— BEGIN Data —

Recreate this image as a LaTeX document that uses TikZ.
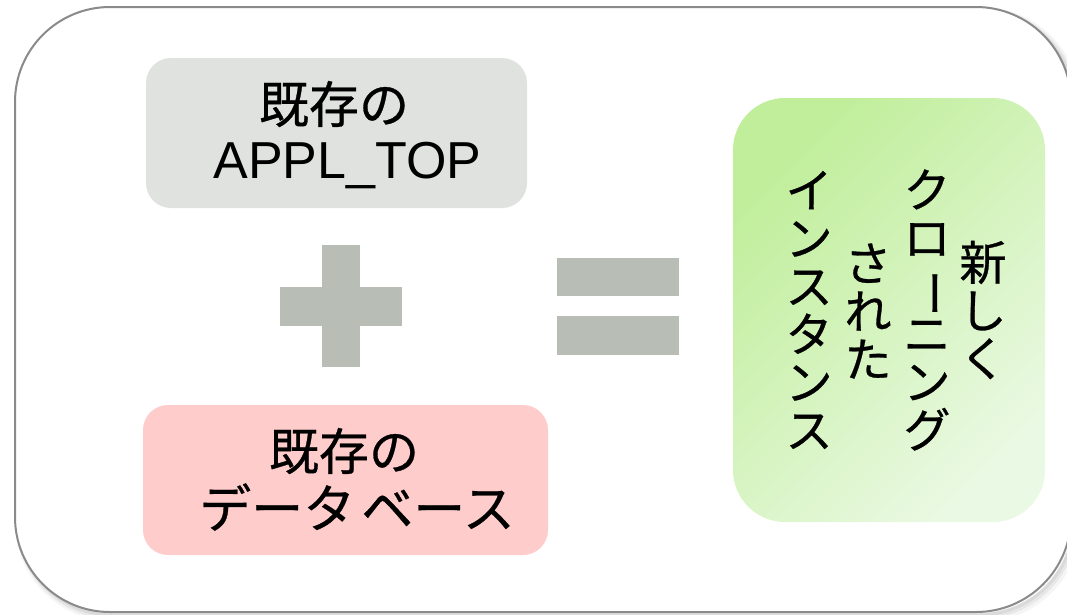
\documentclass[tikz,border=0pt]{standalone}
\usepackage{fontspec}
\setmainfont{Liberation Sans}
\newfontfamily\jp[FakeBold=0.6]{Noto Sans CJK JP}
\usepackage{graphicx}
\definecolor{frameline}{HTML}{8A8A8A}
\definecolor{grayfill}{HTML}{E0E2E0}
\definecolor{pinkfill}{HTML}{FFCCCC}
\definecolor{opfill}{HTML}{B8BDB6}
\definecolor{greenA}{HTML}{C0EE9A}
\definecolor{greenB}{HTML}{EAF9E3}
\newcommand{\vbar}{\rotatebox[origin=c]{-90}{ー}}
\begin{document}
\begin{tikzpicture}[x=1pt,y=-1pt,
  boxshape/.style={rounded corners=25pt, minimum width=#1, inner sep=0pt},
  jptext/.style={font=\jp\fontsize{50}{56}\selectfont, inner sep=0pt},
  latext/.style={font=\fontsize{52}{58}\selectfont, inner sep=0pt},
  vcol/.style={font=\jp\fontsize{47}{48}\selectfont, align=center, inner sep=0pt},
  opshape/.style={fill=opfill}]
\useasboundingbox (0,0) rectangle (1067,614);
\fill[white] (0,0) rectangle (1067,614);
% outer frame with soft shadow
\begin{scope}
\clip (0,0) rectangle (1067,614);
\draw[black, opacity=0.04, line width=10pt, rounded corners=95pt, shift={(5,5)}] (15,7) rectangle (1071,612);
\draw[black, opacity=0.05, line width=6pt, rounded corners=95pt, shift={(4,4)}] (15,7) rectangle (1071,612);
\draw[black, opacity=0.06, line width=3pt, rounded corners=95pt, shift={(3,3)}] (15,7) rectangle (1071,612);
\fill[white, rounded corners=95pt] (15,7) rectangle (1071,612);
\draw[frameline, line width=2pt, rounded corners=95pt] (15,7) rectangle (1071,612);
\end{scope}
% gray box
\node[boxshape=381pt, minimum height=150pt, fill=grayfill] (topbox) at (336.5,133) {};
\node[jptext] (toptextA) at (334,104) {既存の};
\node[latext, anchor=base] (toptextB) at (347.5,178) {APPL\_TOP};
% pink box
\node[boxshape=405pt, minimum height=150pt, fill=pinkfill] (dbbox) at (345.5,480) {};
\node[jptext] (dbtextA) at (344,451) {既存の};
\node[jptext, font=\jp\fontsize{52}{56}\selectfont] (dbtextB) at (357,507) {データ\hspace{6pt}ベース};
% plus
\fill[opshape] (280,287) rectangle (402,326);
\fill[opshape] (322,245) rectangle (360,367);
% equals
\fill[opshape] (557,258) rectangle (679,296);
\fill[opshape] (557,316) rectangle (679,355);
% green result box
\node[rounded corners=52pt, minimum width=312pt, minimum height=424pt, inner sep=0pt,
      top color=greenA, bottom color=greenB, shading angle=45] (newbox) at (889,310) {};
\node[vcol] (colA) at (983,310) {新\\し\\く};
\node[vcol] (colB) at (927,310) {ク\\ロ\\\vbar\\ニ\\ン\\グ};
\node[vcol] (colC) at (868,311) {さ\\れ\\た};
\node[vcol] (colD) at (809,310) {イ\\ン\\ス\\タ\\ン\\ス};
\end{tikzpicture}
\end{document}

— END Data —

Without the pictures, output the full listing exactly as it stands.

Full response:
Recreate this image as a LaTeX document that uses TikZ.
\documentclass[tikz,border=0pt]{standalone}
\usepackage{fontspec}
\setmainfont{Liberation Sans}
\newfontfamily\jp[FakeBold=0.6]{Noto Sans CJK JP}
\usepackage{graphicx}
\definecolor{frameline}{HTML}{8A8A8A}
\definecolor{grayfill}{HTML}{E0E2E0}
\definecolor{pinkfill}{HTML}{FFCCCC}
\definecolor{opfill}{HTML}{B8BDB6}
\definecolor{greenA}{HTML}{C0EE9A}
\definecolor{greenB}{HTML}{EAF9E3}
\newcommand{\vbar}{\rotatebox[origin=c]{-90}{ー}}
\begin{document}
\begin{tikzpicture}[x=1pt,y=-1pt,
  boxshape/.style={rounded corners=25pt, minimum width=#1, inner sep=0pt},
  jptext/.style={font=\jp\fontsize{50}{56}\selectfont, inner sep=0pt},
  latext/.style={font=\fontsize{52}{58}\selectfont, inner sep=0pt},
  vcol/.style={font=\jp\fontsize{47}{48}\selectfont, align=center, inner sep=0pt},
  opshape/.style={fill=opfill}]
\useasboundingbox (0,0) rectangle (1067,614);
\fill[white] (0,0) rectangle (1067,614);
% outer frame with soft shadow
\begin{scope}
\clip (0,0) rectangle (1067,614);
\draw[black, opacity=0.04, line width=10pt, rounded corners=95pt, shift={(5,5)}] (15,7) rectangle (1071,612);
\draw[black, opacity=0.05, line width=6pt, rounded corners=95pt, shift={(4,4)}] (15,7) rectangle (1071,612);
\draw[black, opacity=0.06, line width=3pt, rounded corners=95pt, shift={(3,3)}] (15,7) rectangle (1071,612);
\fill[white, rounded corners=95pt] (15,7) rectangle (1071,612);
\draw[frameline, line width=2pt, rounded corners=95pt] (15,7) rectangle (1071,612);
\end{scope}
% gray box
\node[boxshape=381pt, minimum height=150pt, fill=grayfill] (topbox) at (336.5,133) {};
\node[jptext] (toptextA) at (334,104) {既存の};
\node[latext, anchor=base] (toptextB) at (347.5,178) {APPL\_TOP};
% pink box
\node[boxshape=405pt, minimum height=150pt, fill=pinkfill] (dbbox) at (345.5,480) {};
\node[jptext] (dbtextA) at (344,451) {既存の};
\node[jptext, font=\jp\fontsize{52}{56}\selectfont] (dbtextB) at (357,507) {データ\hspace{6pt}ベース};
% plus
\fill[opshape] (280,287) rectangle (402,326);
\fill[opshape] (322,245) rectangle (360,367);
% equals
\fill[opshape] (557,258) rectangle (679,296);
\fill[opshape] (557,316) rectangle (679,355);
% green result box
\node[rounded corners=52pt, minimum width=312pt, minimum height=424pt, inner sep=0pt,
      top color=greenA, bottom color=greenB, shading angle=45] (newbox) at (889,310) {};
\node[vcol] (colA) at (983,310) {新\\し\\く};
\node[vcol] (colB) at (927,310) {ク\\ロ\\\vbar\\ニ\\ン\\グ};
\node[vcol] (colC) at (868,311) {さ\\れ\\た};
\node[vcol] (colD) at (809,310) {イ\\ン\\ス\\タ\\ン\\ス};
\end{tikzpicture}
\end{document}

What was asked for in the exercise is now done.